• Supplied data

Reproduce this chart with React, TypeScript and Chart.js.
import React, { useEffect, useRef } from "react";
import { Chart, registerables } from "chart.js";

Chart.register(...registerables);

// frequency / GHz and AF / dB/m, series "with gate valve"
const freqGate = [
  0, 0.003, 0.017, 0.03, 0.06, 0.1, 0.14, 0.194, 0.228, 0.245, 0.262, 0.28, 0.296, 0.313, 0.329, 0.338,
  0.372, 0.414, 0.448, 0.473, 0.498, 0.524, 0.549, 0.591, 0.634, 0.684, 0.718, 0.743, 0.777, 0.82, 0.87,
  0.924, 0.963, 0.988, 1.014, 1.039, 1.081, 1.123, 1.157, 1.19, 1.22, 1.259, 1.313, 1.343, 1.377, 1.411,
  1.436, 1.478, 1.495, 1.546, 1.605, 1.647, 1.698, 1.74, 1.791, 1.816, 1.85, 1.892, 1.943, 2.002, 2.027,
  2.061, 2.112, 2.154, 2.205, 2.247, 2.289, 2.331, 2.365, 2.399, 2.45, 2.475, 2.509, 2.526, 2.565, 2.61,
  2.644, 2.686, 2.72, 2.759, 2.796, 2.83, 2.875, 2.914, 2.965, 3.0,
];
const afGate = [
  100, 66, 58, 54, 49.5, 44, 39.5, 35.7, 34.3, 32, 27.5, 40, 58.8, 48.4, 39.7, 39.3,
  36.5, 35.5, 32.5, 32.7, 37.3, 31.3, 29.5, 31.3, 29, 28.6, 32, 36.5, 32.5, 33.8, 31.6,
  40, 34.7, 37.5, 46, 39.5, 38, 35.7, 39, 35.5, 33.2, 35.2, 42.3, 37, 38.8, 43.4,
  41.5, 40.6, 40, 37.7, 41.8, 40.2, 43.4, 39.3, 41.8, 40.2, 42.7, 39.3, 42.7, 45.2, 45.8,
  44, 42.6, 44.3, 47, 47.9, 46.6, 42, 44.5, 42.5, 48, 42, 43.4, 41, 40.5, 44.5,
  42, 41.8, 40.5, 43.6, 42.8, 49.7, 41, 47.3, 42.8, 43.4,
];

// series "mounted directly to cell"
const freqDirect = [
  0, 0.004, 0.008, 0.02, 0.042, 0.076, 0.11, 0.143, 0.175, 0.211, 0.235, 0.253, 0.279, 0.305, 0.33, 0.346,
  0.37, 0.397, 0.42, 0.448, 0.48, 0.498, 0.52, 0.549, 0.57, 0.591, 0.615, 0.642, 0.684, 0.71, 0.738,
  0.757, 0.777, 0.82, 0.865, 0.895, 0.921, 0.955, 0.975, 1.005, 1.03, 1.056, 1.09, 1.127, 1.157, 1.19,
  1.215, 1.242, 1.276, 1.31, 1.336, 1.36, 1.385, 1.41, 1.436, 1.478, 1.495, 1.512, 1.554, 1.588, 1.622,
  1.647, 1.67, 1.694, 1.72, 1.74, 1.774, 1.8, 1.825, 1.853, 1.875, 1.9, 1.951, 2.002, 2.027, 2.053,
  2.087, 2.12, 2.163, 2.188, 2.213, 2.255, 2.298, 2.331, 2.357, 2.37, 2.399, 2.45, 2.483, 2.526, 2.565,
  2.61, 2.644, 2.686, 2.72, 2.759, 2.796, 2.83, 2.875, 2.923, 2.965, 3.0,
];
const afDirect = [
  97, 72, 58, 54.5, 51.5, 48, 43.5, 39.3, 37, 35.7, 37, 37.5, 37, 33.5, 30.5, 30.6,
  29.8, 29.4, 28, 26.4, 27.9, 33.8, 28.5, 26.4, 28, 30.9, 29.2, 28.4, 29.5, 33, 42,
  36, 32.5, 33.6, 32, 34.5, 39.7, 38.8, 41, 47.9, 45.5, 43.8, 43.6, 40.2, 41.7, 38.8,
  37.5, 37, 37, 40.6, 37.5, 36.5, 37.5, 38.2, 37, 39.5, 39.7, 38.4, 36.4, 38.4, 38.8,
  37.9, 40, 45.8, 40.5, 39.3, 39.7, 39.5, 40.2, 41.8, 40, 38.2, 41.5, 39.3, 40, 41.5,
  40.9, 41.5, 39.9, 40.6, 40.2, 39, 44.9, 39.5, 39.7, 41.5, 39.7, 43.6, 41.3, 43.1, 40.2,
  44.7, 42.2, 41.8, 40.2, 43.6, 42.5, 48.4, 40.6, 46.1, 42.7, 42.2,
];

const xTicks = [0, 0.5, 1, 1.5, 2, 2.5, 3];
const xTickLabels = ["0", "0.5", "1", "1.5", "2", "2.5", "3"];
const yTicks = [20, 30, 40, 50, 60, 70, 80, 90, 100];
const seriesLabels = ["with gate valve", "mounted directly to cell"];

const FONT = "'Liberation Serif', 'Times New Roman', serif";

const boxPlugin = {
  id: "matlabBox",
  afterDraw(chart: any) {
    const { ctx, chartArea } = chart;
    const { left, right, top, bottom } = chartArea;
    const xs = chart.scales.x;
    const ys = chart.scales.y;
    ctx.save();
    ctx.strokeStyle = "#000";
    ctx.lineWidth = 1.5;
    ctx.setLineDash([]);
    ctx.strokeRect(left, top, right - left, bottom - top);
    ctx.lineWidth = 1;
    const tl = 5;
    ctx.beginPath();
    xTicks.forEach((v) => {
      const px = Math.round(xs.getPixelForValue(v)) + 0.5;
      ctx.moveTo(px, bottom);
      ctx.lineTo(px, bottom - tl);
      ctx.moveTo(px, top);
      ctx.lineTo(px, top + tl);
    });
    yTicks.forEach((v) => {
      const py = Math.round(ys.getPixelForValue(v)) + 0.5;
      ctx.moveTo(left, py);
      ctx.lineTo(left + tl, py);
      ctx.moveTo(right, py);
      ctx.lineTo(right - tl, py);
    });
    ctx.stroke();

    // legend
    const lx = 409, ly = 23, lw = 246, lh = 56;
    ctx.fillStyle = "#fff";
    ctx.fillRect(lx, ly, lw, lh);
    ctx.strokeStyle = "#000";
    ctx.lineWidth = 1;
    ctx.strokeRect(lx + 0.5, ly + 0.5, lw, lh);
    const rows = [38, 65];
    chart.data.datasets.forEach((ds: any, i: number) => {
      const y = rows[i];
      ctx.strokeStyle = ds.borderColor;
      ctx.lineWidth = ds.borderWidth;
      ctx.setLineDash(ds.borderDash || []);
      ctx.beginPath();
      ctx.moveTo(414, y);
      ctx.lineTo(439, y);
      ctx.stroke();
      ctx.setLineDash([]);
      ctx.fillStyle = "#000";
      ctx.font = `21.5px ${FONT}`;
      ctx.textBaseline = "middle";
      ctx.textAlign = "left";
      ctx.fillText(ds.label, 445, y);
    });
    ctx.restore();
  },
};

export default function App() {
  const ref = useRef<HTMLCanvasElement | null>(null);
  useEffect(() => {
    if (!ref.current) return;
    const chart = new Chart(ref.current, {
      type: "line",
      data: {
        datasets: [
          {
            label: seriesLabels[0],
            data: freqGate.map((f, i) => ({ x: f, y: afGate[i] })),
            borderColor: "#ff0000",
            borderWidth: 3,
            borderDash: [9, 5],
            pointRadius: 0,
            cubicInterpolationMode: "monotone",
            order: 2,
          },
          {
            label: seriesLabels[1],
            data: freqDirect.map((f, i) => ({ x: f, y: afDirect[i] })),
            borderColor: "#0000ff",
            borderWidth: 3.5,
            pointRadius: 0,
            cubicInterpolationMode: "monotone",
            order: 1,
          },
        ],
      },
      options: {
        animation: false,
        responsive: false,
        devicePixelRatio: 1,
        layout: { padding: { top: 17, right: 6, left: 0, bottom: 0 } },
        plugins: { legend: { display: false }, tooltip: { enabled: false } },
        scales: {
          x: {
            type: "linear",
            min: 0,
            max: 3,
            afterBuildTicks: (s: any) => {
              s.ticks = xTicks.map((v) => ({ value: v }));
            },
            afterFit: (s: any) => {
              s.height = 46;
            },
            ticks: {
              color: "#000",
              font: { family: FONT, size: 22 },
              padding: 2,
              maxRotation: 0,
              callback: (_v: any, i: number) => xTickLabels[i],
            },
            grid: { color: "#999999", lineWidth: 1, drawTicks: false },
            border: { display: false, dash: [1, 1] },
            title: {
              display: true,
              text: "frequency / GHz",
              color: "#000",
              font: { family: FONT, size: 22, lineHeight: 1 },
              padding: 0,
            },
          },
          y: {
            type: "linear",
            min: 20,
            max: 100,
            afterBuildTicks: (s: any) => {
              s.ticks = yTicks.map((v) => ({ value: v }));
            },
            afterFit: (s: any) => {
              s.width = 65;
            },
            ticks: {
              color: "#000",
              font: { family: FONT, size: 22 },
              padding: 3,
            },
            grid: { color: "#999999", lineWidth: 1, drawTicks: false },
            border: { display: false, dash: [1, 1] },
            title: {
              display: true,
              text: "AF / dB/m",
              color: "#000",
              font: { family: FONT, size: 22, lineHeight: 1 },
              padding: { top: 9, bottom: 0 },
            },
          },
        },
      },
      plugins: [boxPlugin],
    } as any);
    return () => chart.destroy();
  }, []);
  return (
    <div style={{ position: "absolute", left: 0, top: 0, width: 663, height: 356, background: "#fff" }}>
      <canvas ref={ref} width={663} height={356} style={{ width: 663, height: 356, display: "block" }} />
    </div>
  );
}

• Stated task
Where does the word "with" appear in the listing? List each line that holds it.

• Output of the exercise
Reproduce this chart with React, TypeScript and Chart.js.
// frequency / GHz and AF / dB/m, series "with gate valve"
const seriesLabels = ["with gate valve", "mounted directly to cell"];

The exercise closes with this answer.